__DATA SHOWN__.
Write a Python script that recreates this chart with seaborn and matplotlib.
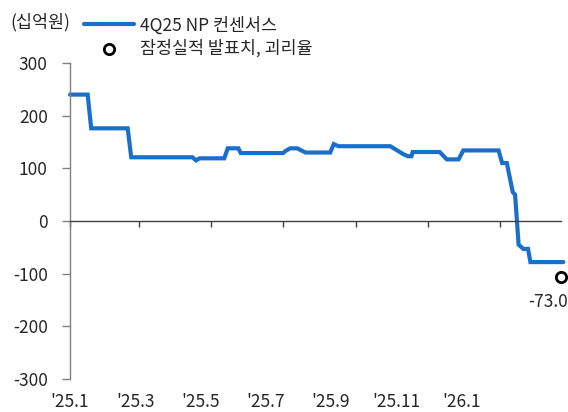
import matplotlib
matplotlib.use("Agg")
import matplotlib.pyplot as plt
import matplotlib.dates as mdates
import seaborn as sns
import pandas as pd
import numpy as np

# ---- data ----
dates = ["2025-01-01", "2025-01-16", "2025-01-19", "2025-02-19", "2025-02-22",
         "2025-04-15", "2025-04-18", "2025-04-21", "2025-05-12", "2025-05-15",
         "2025-05-24", "2025-05-26", "2025-07-01", "2025-07-03", "2025-07-07",
         "2025-07-13", "2025-07-20", "2025-08-10", "2025-08-13", "2025-08-17",
         "2025-09-30", "2025-10-11", "2025-10-15", "2025-10-18", "2025-10-19",
         "2025-11-11", "2025-11-17", "2025-11-27", "2025-12-01", "2025-12-31",
         "2026-01-03", "2026-01-07", "2026-01-12", "2026-01-14", "2026-01-17",
         "2026-01-21", "2026-01-25", "2026-01-27", "2026-02-24"]
consensus = [240, 240, 176, 176, 121,
             121, 115, 119, 119, 138,
             138, 129, 129, 133, 138,
             138, 130, 130, 146, 142,
             142, 127, 123, 123, 131,
             131, 117, 117, 134, 134,
             110, 110, 55, 50, -45,
             -53, -53, -78, -78]
actual_date = ["2026-02-22"]
actual_value = [-106]
deviation_label = ["-73.0"]

x_tick_dates = ["2025-01-01", "2025-03-01", "2025-05-01", "2025-07-01",
                "2025-09-01", "2025-11-01", "2026-01-01"]
x_tick_labels = ["'25.1", "'25.3", "'25.5", "'25.7", "'25.9", "'25.11", "'26.1"]
y_ticks = [300, 200, 100, 0, -100, -200, -300]

unit_label = "(십억원)"
series_label = "4Q25 NP 컨센서스"
marker_label = "잠정실적 발표치, 괴리율"

# ---- style ----
sns.set_theme(style="white")
plt.rcParams['font.family'] = ['Noto Sans CJK KR', 'DejaVu Sans']
TXT = "#262626"
AX = "#808080"
BLUE = "#1a70c8"
FS = 12.5

df = pd.DataFrame({"date": pd.to_datetime(dates), "value": consensus})
dfa = pd.DataFrame({"date": pd.to_datetime(actual_date), "value": actual_value})

fig = plt.figure(figsize=(5.68, 4.12), dpi=100)
L, R, T, B = 70, 561, 63, 379
W, H = 568, 412
ax = fig.add_axes([L / W, 1 - B / H, (R - L) / W, (B - T) / H])

sns.lineplot(data=df, x="date", y="value", ax=ax, color=BLUE, linewidth=3.0,
             estimator=None, sort=False, label=series_label, clip_on=False,
             solid_joinstyle="miter")
sns.scatterplot(data=dfa, x="date", y="value", ax=ax, marker="o", s=55,
                facecolor="white", edgecolor="black", linewidth=2.0,
                label=marker_label, clip_on=False, zorder=5)

for d, v, t in zip(dfa["date"], dfa["value"], deviation_label):
    ax.annotate(t, (mdates.date2num(d), v), xytext=(5, -18), textcoords="offset points",
                ha="right", va="center", fontsize=FS, color=TXT, annotation_clip=False)

ax.set_xlim(mdates.date2num(pd.Timestamp("2025-01-01")),
            mdates.date2num(pd.Timestamp("2026-02-22")))
ax.set_ylim(-300, 300)
ax.set_yticks(y_ticks)
ax.set_yticklabels([str(v) for v in y_ticks])
ax.set_xticks([mdates.date2num(pd.Timestamp(d)) for d in x_tick_dates])
ax.set_xlabel("")
ax.set_ylabel("")

for s in ["top", "right"]:
    ax.spines[s].set_visible(False)
ax.spines["left"].set_color(AX)
ax.spines["left"].set_linewidth(1.0)
ax.spines["bottom"].set_position(("data", 0))
ax.spines["bottom"].set_color("#404040")
ax.spines["bottom"].set_linewidth(1.0)
ax.tick_params(axis="y", direction="out", length=6, width=1, color=AX,
               labelsize=FS, labelcolor=TXT, pad=10, left=True)
ax.tick_params(axis="x", direction="out", length=4, width=1, color="#404040",
               labelbottom=False, bottom=True)

# category-style labels along the bottom
ax2 = ax.twiny()
ax2.set_xlim((L - 64.2) / 66.0, (R - 64.2) / 66.0)
ax2.set_xticks(range(len(x_tick_labels)))
ax2.set_xticklabels(x_tick_labels)
ax2.xaxis.set_ticks_position("bottom")
ax2.tick_params(axis="x", length=0, labelsize=FS, labelcolor=TXT, pad=10)
for s in ax2.spines.values():
    s.set_visible(False)

# legend
handles, labels = ax.get_legend_handles_labels()
if ax.legend_:
    ax.legend_.remove()
leg = fig.legend(handles, labels, loc="upper left",
                 bbox_to_anchor=(84 / W, 1 - 16 / H), frameon=False,
                 fontsize=FS, handlelength=2.9, handletextpad=0.3,
                 labelspacing=0.3, borderpad=0, borderaxespad=0)
for t in leg.get_texts():
    t.set_color(TXT)

fig.text(10 / W, 1 - 22 / H, unit_label, ha="left", va="center",
         fontsize=FS, color=TXT)

fig.savefig("out.png", dpi=100)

__PROMPT__.
Leave out any pictures, please, and quote only the lines from the top of the data through the line that contains "import numpy as np".

__RESULT OF THIS EXERCISE__.
Write a Python script that recreates this chart with seaborn and matplotlib.
import matplotlib
matplotlib.use("Agg")
import matplotlib.pyplot as plt
import matplotlib.dates as mdates
import seaborn as sns
import pandas as pd
import numpy as np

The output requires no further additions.